Namibia is a party to the World Intellectual Property Organization (WIPO) Convention, the Berne Convention for the Protection of Literary and Artistic Works, and the Paris Convention for the Protection of Industrial Property. Namibia is also a party to the Protocol Relating to the Madrid Agreement Concerning the International Registration of Marks, the Patent Cooperation Treaty, and the Hague Agreement Concerning the International Registration of Industrial Designs.

Responsibility for IPR protection is divided among three government ministries. The Ministry of Trade and Industry oversees industrial property and is responsible for the registration of companies, private corporations, patents, trademarks, and designs. The Ministry of Information and Communication Technology manages copyright protection, while the Ministry of Environment and Tourism protects indigenous plant varieties and any associated traditional knowledge of these plants. The two most prominent private organizations in the area of intellectual property rights are the Namibian Society of Composers and Authors of Music (NASCAM) and the Namibian Reproduction Rights Organization (NAMRRO). NASCAM administers intellectual property rights for authors, composers and publishers of music. NAMRRO protects all other intellectual property rights including literary, artistic, broadcasting, satellite, traditional knowledge and folklore.

For additional information about treaty obligations and points of contact at local IP offices, please see WIPO’s country profiles at http://www.wipo.int/directory/en/.

Embassy point of contact:

Local lawyers list: http://windhoek.usembassy.gov/doctors_and_lawyers.html

8. Transparency of the Regulatory System

In many sectors, a relatively effective and transparent regulatory system exists. Enforcement of regulatory systems tends to be inconsistent in part due to lack of personnel and capacity to ensure compliance with existing legislation.

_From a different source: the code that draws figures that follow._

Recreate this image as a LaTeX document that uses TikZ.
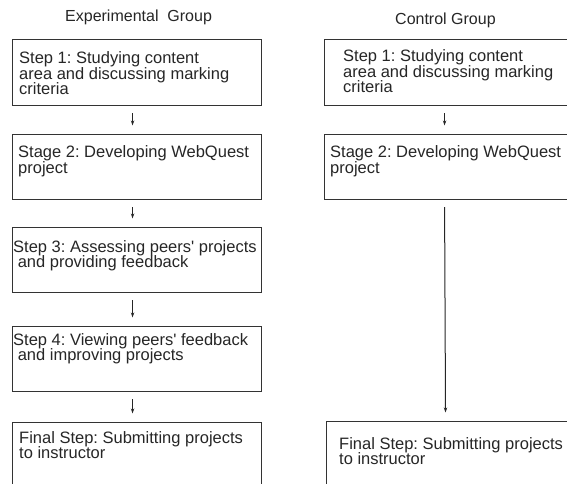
\documentclass[tikz,border=0pt]{standalone}
\usepackage{fontspec}
\setmainfont{Liberation Sans}
\usetikzlibrary{arrows.meta}
\frenchspacing

\begin{document}
\begin{tikzpicture}[x=1pt,y=-1pt,
    stepbox/.style={draw=black!80,line width=1.1pt,anchor=north west,inner sep=0pt,minimum width=249pt,minimum height=65pt},
    steptext/.style={anchor=base west,align=left,inner sep=0pt,text=black!85,font=\fontsize{16.5}{15.5}\selectfont},
    grouptitle/.style={anchor=base west,inner sep=0pt,text=black!85,font=\fontsize{16}{16}\selectfont},
    flow/.style={draw=black!85,line width=1pt,-{Stealth[length=5pt,width=3.4pt]},shorten <=7pt,shorten >=8.5pt}]
    \clip (0,0) rectangle (567,484);
    % group titles
    \node[grouptitle] (exptitle) at (65,22) {Experimental\ \ Group};
    \node[grouptitle] (ctrltitle) at (395,25) {Control Group};
    % experimental group (text nodes sit on their last line)
    \node[stepbox,minimum height=66pt] (e1) at (11.5,39) {};
    \node[stepbox] (e2) at (11.5,134) {};
    \node[stepbox] (e3) at (11.5,227) {};
    \node[stepbox] (e4) at (11.5,326) {};
    \node[stepbox,minimum height=90pt] (e5) at (11.5,422) {};
    \node[steptext] (e1t) at (19,95) {Step 1: Studying content\\area and discussing marking\\criteria};
    \node[steptext] (e2t) at (18,173) {Stage 2: Developing WebQuest\\project};
    \node[steptext] (e3t) at (13,267.5) {Step 3: Assessing peers\textquotesingle{} projects\\\ and providing feedback};
    \node[steptext] (e4t) at (13,360.5) {Step 4: Viewing peers\textquotesingle{} feedback\\\ and improving projects};
    \node[steptext] (e5t) at (19,458.5) {Final Step: Submitting projects\\to instructor};
    % control group
    \node[stepbox,minimum width=260pt,minimum height=66pt] (c1) at (324,39) {};
    \node[stepbox,minimum width=260pt] (c2) at (324,134) {};
    \node[stepbox,minimum width=260pt,minimum height=90pt] (c5) at (326,421) {};
    \node[steptext] (c1t) at (343,93) {Step 1: Studying content\\area and discussing marking\\criteria};
    \node[steptext] (c2t) at (330,173) {Stage 2: Developing WebQuest\\project};
    \node[steptext] (c5t) at (339,464.5) {Final Step: Submitting projects\\to instructor};
    % arrows
    \foreach \a/\b in {e1/e2,e2/e3,e3/e4,e4/e5}
      \draw[flow] ([xshift=-4pt]\a.south) -- ([xshift=-4pt]\b.north);
    \draw[flow] ([xshift=-10pt]c1.south) -- ([xshift=-10pt]c2.north);
    \draw[flow] ([xshift=-10pt]c2.south) -- ([xshift=-11pt]c5.north);
\end{tikzpicture}
\end{document}
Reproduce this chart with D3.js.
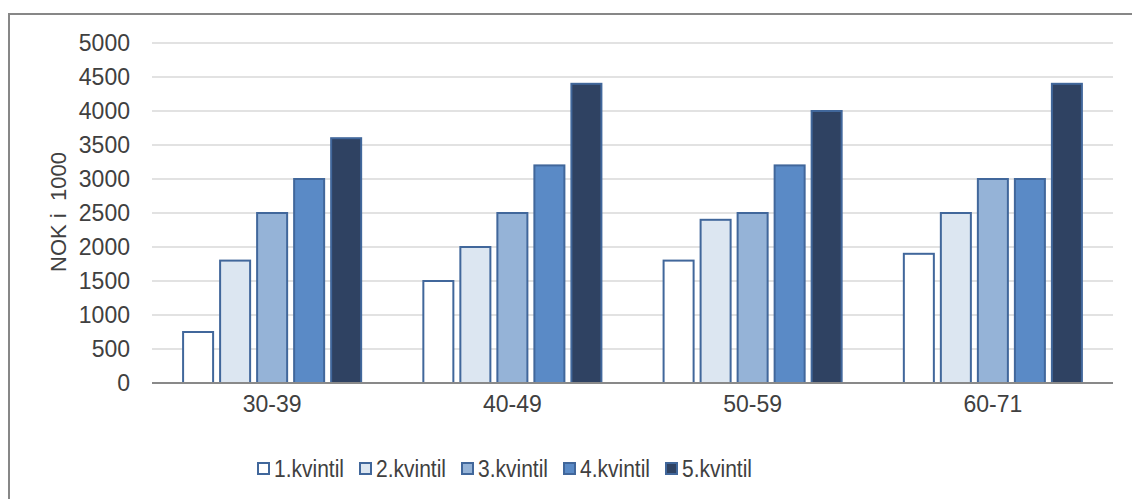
<!DOCTYPE html>
<html>
<head>
<meta charset="utf-8">
<script src="https://cdn.jsdelivr.net/npm/d3@7"></script>
<style>
  html, body { margin: 0; padding: 0; background: #fff; }
  svg { display: block; font-family: "Liberation Sans", Arial, sans-serif; }
  .tick text { fill: #404040; font-size: 23px; }
</style>
</head>
<body>
<svg id="chart" width="1132" height="499"></svg>
<script>
const ageGroups = ['30-39', '40-49', '50-59', '60-71'];
const quintiles = ['1.kvintil', '2.kvintil', '3.kvintil', '4.kvintil', '5.kvintil'];
// values per age group, one per quintile (NOK i 1000)
const q1 = [750, 1500, 1800, 1900];
const q2 = [1800, 2000, 2400, 2500];
const q3 = [2500, 2500, 2500, 3000];
const q4 = [3000, 3200, 3200, 3000];
const q5 = [3600, 4400, 4000, 4400];
const yTicks = [0, 500, 1000, 1500, 2000, 2500, 3000, 3500, 4000, 4500, 5000];

const series = [q1, q2, q3, q4, q5];
const fills = ['#ffffff', '#dce6f1', '#95b3d7', '#5a8ac6', '#2f4262'];
const outline = '#41679b';

const chart = d3.select('#chart');
const width = +chart.attr('width');
const height = +chart.attr('height');
const plot = { left: 152, right: 1113, top: 43, bottom: 383 };

// outer frame, runs past the right and bottom edges
chart.append('rect')
  .attr('x', 9).attr('y', 14)
  .attr('width', width + 10).attr('height', height + 10)
  .attr('fill', 'none').attr('stroke', '#878787').attr('stroke-width', 2);

const x0 = d3.scaleBand().domain(ageGroups).range([plot.left, plot.right]);
const x1 = d3.scaleBand().domain(d3.range(quintiles.length))
  .range([0, x0.bandwidth()]).paddingInner(0.189).paddingOuter(0.84);
const y = d3.scaleLinear().domain([0, 5000]).range([plot.bottom, plot.top]);

// grid lines
chart.append('g')
  .selectAll('line')
  .data(yTicks.slice(1))
  .join('line')
  .attr('x1', plot.left).attr('x2', plot.right)
  .attr('y1', d => y(d)).attr('y2', d => y(d))
  .attr('stroke', '#d9d9d9').attr('stroke-width', 1.5);

const yAxis = d3.axisLeft(y).tickValues(yTicks).tickFormat(d3.format('d'))
  .tickSize(0).tickPadding(22);
chart.append('g')
  .attr('transform', `translate(${plot.left},0)`)
  .call(yAxis)
  .call(g => g.select('.domain').remove());

// bars
const groups = chart.append('g')
  .selectAll('g')
  .data(ageGroups)
  .join('g')
  .attr('transform', d => `translate(${x0(d)},0)`);

groups.selectAll('rect')
  .data((d, gi) => series.map((s, si) => ({ si, v: s[gi] })))
  .join('rect')
  .attr('x', d => x1(d.si))
  .attr('width', x1.bandwidth())
  .attr('y', d => y(d.v))
  .attr('height', d => y(0) - y(d.v))
  .attr('fill', d => fills[d.si])
  .attr('stroke', outline).attr('stroke-width', 2);

// x axis
const xAxis = d3.axisBottom(x0).tickSize(0).tickPadding(13);
chart.append('g')
  .attr('transform', `translate(0,${plot.bottom})`)
  .call(xAxis)
  .call(g => g.select('.domain').remove());

chart.append('line')
  .attr('x1', plot.left).attr('x2', plot.right)
  .attr('y1', plot.bottom).attr('y2', plot.bottom)
  .attr('stroke', '#898989').attr('stroke-width', 2);

// y axis title
chart.append('text')
  .attr('transform', 'translate(66,212) rotate(-90)')
  .attr('text-anchor', 'middle')
  .attr('fill', '#404040')
  .attr('font-size', 22)
  .attr('xml:space', 'preserve')
  .text('NOK i  1000');

// legend
const legend = chart.append('g')
  .selectAll('g')
  .data(quintiles)
  .join('g')
  .attr('transform', (d, i) => `translate(${258 + i * 102},463)`);

legend.append('rect')
  .attr('width', 11).attr('height', 11)
  .attr('fill', (d, i) => fills[i])
  .attr('stroke', outline).attr('stroke-width', 2);

legend.append('text')
  .attr('x', 16).attr('y', 14)
  .attr('fill', '#404040')
  .attr('font-size', 23)
  .attr('textLength', 70)
  .attr('lengthAdjust', 'spacingAndGlyphs')
  .text(d => d);
</script>
</body>
</html>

9. Efficient Capital Markets and Portfolio Investment

There is a free flow of financial resources within Namibia and throughout the Common Monetary Area (CMA) of the South African Customs Union (SACU), which include Namibia, Swaziland, South Africa and Lesotho. Capital flows with the rest of the world are relatively free, subject to South African exchange controls (discussed above in Conversion and Transfer Policies). The Namibia Financial Institutions Supervisory Authority (NAMFISA) registers portfolio managers and supervises the actions of the Namibian Stock Exchange (NSX) and other non-banking financial institutions.

The government has introduced investment incentives to attract mutual funds and foreign investment portfolios. By law, Namibia’s government pension fund and other Namibian funds are required to allocate a certain percentage of their holdings to Namibian investments. Namibia has a world-class banking system that offers all the services needed by a large company. Foreign investors are able to get credit on local market terms.

10. Competition from State-Owned Enterprises

While Namibian companies are generally open to foreign investment, government owned enterprises have generally been closed to all investors (Namibian and foreign), with the exception of a number of joint ventures in areas including mobile telecommunications, oil exploration, and mining. Namibia does not follow Organization for Economic Cooperation and Development (OECD) Guidelines on Corporate Governance of State Owned Enterprises (SOE). State Owned Enterprises (SOE – also known as parastatals) include a wide variety of commercial companies, financial institutions, educational institutions, boards and agencies. Generally, employment at SOEs is highly sought after because their remuneration packages are not bound by public service constraints. Parastatals provide most of the essential services such as telecommunications, transport, water, and electricity.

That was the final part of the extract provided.